Pero nuestro cuerpo no evoluciona al ritmo que cambian los tiempos. Estamos diseñados para la escasez, no para la abundancia. La preferencia por ciertos alimentos o sabores está condicionada por nuestros primeros meses de vida. Si comemos salado cuando somos bebés, nos va a gustar lo salado durante toda la vida (lo que puede llegar a crear riesgos de hipertensión ya adultos). Así que de bebés, sin sal; de niños, poquita.
En definitiva; todos preferimos lo dulce, y a todos nos saca una sonrisa probar ese sabor por primera vez. En cambio, lo amargo y ácido generan muecas graciosas, como el ceño fruncido, sacudones de cabeza o aleteos.

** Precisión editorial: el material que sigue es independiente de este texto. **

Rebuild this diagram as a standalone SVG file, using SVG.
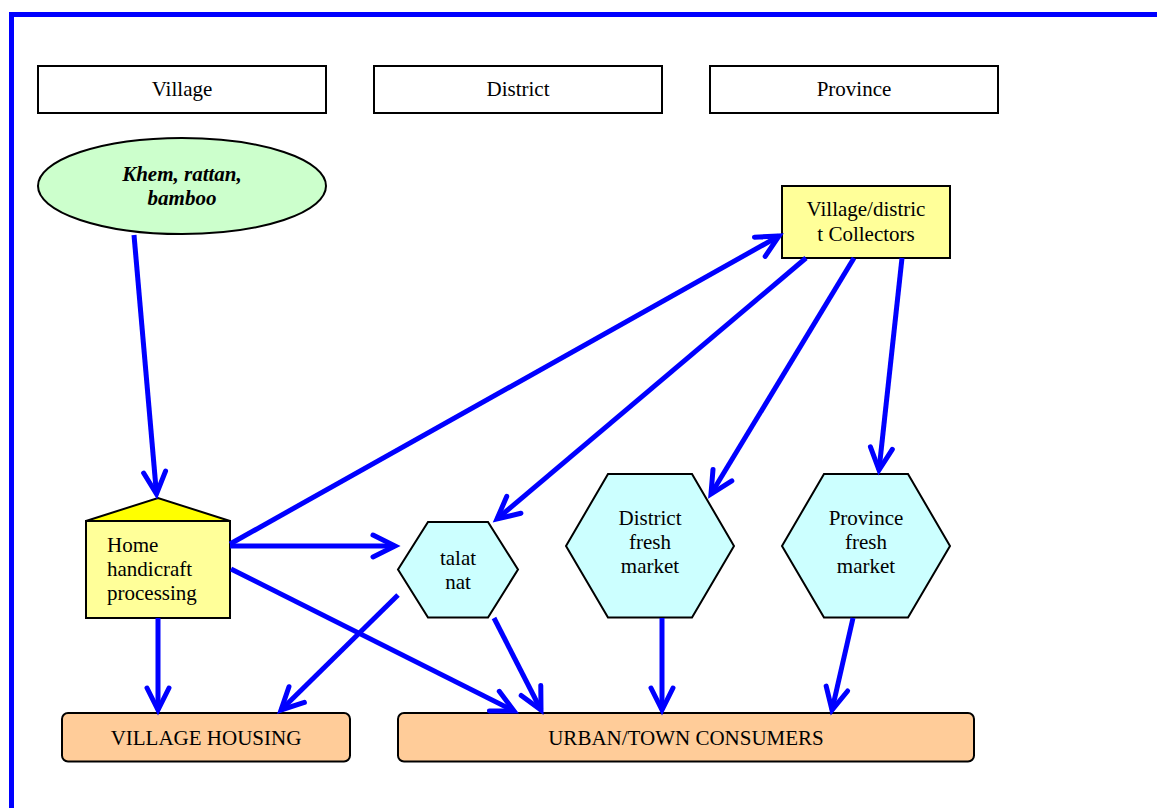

Lo importante es saber que un niño no elige o rechaza un sabor en sí mismo (muchas veces quiere seguir chupando el limón), sino la experiencia. Cuando algo no le gustó, por ejemplo, un puré con brócoli, hay que volver a intentarlo una y otra vez, porque en algún momento le va a cambiar la percepción. Por eso es tan importante la hora de la comida: hay que tomarse ese tiempo para generar un momento placentero. Estar ahí al cien por ciento. No olvidemos que la campaña dirigida a los chicos por las cadenas de comidas rápidas es fuerte. El marketing de alimentos infantiles bordea la inmoralidad, incluso después de la ley de etiquetado frontal. Y no necesito aclarar que no hablo de una hamburguesa en sí, sino de la idea de una alimentación basada en los parámetros de la comida rápida.
Categorizar, sectorizar
El niño arma sus categorías: lo verde, lo rojo, las verduras, lo largo, lo blando, lo blanco, lo crocante, lo chiquito. Categorías que no tienen que ver con “lo malo o lo bueno”. Eso funciona para excluir alimentos, pero también para incluir. Con un alimento verde aceptado, abrimos camino a otros. Los chicos mexicanos no son genéticamente diferentes a los argentinos, pero comen picante porque ven a otros comer picante, porque sus padres comen así, por son expuestos a eso desde muy chicos...
La experiencia social promueve la variedad en la alimentación. Ver a otros, y más aún si son de su entorno y le generan admiración (padres, hermanos mayores o el héroe de turno), ayuda a los chicos a probar cosas nuevas.
Comer delante de ellos y que nos vean disfrutar, también contribuye a que quieran probar alimentos por voluntad propia. Porque como decimos siempre, los niños replican lo que hacemos, no lo que decimos.